## Task requirements
Your task is to write out the complete listing exactly as it is shown.

----- Information supplied -----

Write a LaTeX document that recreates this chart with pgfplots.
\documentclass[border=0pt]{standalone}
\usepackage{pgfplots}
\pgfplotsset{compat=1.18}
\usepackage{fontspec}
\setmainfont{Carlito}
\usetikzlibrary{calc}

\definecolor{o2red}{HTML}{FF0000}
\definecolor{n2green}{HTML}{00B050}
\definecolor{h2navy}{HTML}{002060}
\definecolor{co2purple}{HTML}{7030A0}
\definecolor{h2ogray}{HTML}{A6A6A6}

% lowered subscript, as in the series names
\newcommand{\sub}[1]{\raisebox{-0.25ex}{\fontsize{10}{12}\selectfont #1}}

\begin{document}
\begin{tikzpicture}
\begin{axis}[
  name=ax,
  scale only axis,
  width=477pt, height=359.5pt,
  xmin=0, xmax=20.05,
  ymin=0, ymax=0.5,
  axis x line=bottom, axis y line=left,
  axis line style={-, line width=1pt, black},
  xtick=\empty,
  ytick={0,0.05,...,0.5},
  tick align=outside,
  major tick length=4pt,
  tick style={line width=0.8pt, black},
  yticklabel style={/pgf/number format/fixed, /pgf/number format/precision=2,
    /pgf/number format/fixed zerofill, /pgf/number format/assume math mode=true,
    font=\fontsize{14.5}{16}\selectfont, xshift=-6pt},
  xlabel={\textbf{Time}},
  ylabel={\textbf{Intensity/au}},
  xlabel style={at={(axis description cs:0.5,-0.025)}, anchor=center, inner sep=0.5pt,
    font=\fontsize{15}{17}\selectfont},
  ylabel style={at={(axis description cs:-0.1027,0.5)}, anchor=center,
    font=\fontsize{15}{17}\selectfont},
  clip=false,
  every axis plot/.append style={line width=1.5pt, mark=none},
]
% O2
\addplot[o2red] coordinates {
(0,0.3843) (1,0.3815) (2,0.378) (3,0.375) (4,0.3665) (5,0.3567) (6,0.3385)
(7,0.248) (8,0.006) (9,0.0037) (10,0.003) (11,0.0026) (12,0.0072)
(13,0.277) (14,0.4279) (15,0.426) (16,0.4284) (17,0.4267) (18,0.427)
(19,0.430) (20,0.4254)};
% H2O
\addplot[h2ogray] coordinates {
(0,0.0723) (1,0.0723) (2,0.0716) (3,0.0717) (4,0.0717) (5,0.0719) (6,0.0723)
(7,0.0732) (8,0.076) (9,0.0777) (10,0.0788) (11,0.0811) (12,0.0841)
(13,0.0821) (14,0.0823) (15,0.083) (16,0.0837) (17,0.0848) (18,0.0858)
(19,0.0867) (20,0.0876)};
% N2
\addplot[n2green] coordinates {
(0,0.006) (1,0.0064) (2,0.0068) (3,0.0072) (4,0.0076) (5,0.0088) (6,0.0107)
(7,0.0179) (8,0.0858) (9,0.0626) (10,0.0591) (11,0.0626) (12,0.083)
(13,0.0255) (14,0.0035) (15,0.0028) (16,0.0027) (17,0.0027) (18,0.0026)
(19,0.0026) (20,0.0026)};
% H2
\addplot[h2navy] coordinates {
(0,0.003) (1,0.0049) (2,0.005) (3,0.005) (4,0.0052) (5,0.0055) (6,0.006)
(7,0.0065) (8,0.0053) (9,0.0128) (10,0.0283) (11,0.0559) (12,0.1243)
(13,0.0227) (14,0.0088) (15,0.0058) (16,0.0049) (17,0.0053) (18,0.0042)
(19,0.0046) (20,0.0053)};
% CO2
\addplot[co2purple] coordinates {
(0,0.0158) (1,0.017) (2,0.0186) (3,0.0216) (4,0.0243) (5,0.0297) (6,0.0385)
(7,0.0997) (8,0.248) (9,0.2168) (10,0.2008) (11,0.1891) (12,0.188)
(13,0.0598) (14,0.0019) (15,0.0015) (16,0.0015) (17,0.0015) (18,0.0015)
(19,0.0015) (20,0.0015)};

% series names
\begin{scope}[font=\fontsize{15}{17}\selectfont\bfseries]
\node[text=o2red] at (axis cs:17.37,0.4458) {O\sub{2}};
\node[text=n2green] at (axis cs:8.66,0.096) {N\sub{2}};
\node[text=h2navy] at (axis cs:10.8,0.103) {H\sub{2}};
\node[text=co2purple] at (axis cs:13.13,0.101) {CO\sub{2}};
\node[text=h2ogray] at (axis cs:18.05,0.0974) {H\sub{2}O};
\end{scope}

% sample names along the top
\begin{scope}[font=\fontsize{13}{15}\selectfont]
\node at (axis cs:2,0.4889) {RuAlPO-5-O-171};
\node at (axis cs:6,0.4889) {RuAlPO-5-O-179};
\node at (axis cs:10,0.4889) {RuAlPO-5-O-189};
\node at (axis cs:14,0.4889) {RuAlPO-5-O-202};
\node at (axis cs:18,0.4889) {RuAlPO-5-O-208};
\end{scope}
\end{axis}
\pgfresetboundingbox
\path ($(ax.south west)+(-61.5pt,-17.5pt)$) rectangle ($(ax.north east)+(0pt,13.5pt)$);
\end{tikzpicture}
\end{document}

-----

## Full answer
Write a LaTeX document that recreates this chart with pgfplots.
\documentclass[border=0pt]{standalone}
\usepackage{pgfplots}
\pgfplotsset{compat=1.18}
\usepackage{fontspec}
\setmainfont{Carlito}
\usetikzlibrary{calc}

\definecolor{o2red}{HTML}{FF0000}
\definecolor{n2green}{HTML}{00B050}
\definecolor{h2navy}{HTML}{002060}
\definecolor{co2purple}{HTML}{7030A0}
\definecolor{h2ogray}{HTML}{A6A6A6}

% lowered subscript, as in the series names
\newcommand{\sub}[1]{\raisebox{-0.25ex}{\fontsize{10}{12}\selectfont #1}}

\begin{document}
\begin{tikzpicture}
\begin{axis}[
  name=ax,
  scale only axis,
  width=477pt, height=359.5pt,
  xmin=0, xmax=20.05,
  ymin=0, ymax=0.5,
  axis x line=bottom, axis y line=left,
  axis line style={-, line width=1pt, black},
  xtick=\empty,
  ytick={0,0.05,...,0.5},
  tick align=outside,
  major tick length=4pt,
  tick style={line width=0.8pt, black},
  yticklabel style={/pgf/number format/fixed, /pgf/number format/precision=2,
    /pgf/number format/fixed zerofill, /pgf/number format/assume math mode=true,
    font=\fontsize{14.5}{16}\selectfont, xshift=-6pt},
  xlabel={\textbf{Time}},
  ylabel={\textbf{Intensity/au}},
  xlabel style={at={(axis description cs:0.5,-0.025)}, anchor=center, inner sep=0.5pt,
    font=\fontsize{15}{17}\selectfont},
  ylabel style={at={(axis description cs:-0.1027,0.5)}, anchor=center,
    font=\fontsize{15}{17}\selectfont},
  clip=false,
  every axis plot/.append style={line width=1.5pt, mark=none},
]
% O2
\addplot[o2red] coordinates {
(0,0.3843) (1,0.3815) (2,0.378) (3,0.375) (4,0.3665) (5,0.3567) (6,0.3385)
(7,0.248) (8,0.006) (9,0.0037) (10,0.003) (11,0.0026) (12,0.0072)
(13,0.277) (14,0.4279) (15,0.426) (16,0.4284) (17,0.4267) (18,0.427)
(19,0.430) (20,0.4254)};
% H2O
\addplot[h2ogray] coordinates {
(0,0.0723) (1,0.0723) (2,0.0716) (3,0.0717) (4,0.0717) (5,0.0719) (6,0.0723)
(7,0.0732) (8,0.076) (9,0.0777) (10,0.0788) (11,0.0811) (12,0.0841)
(13,0.0821) (14,0.0823) (15,0.083) (16,0.0837) (17,0.0848) (18,0.0858)
(19,0.0867) (20,0.0876)};
% N2
\addplot[n2green] coordinates {
(0,0.006) (1,0.0064) (2,0.0068) (3,0.0072) (4,0.0076) (5,0.0088) (6,0.0107)
(7,0.0179) (8,0.0858) (9,0.0626) (10,0.0591) (11,0.0626) (12,0.083)
(13,0.0255) (14,0.0035) (15,0.0028) (16,0.0027) (17,0.0027) (18,0.0026)
(19,0.0026) (20,0.0026)};
% H2
\addplot[h2navy] coordinates {
(0,0.003) (1,0.0049) (2,0.005) (3,0.005) (4,0.0052) (5,0.0055) (6,0.006)
(7,0.0065) (8,0.0053) (9,0.0128) (10,0.0283) (11,0.0559) (12,0.1243)
(13,0.0227) (14,0.0088) (15,0.0058) (16,0.0049) (17,0.0053) (18,0.0042)
(19,0.0046) (20,0.0053)};
% CO2
\addplot[co2purple] coordinates {
(0,0.0158) (1,0.017) (2,0.0186) (3,0.0216) (4,0.0243) (5,0.0297) (6,0.0385)
(7,0.0997) (8,0.248) (9,0.2168) (10,0.2008) (11,0.1891) (12,0.188)
(13,0.0598) (14,0.0019) (15,0.0015) (16,0.0015) (17,0.0015) (18,0.0015)
(19,0.0015) (20,0.0015)};

% series names
\begin{scope}[font=\fontsize{15}{17}\selectfont\bfseries]
\node[text=o2red] at (axis cs:17.37,0.4458) {O\sub{2}};
\node[text=n2green] at (axis cs:8.66,0.096) {N\sub{2}};
\node[text=h2navy] at (axis cs:10.8,0.103) {H\sub{2}};
\node[text=co2purple] at (axis cs:13.13,0.101) {CO\sub{2}};
\node[text=h2ogray] at (axis cs:18.05,0.0974) {H\sub{2}O};
\end{scope}

% sample names along the top
\begin{scope}[font=\fontsize{13}{15}\selectfont]
\node at (axis cs:2,0.4889) {RuAlPO-5-O-171};
\node at (axis cs:6,0.4889) {RuAlPO-5-O-179};
\node at (axis cs:10,0.4889) {RuAlPO-5-O-189};
\node at (axis cs:14,0.4889) {RuAlPO-5-O-202};
\node at (axis cs:18,0.4889) {RuAlPO-5-O-208};
\end{scope}
\end{axis}
\pgfresetboundingbox
\path ($(ax.south west)+(-61.5pt,-17.5pt)$) rectangle ($(ax.north east)+(0pt,13.5pt)$);
\end{tikzpicture}
\end{document}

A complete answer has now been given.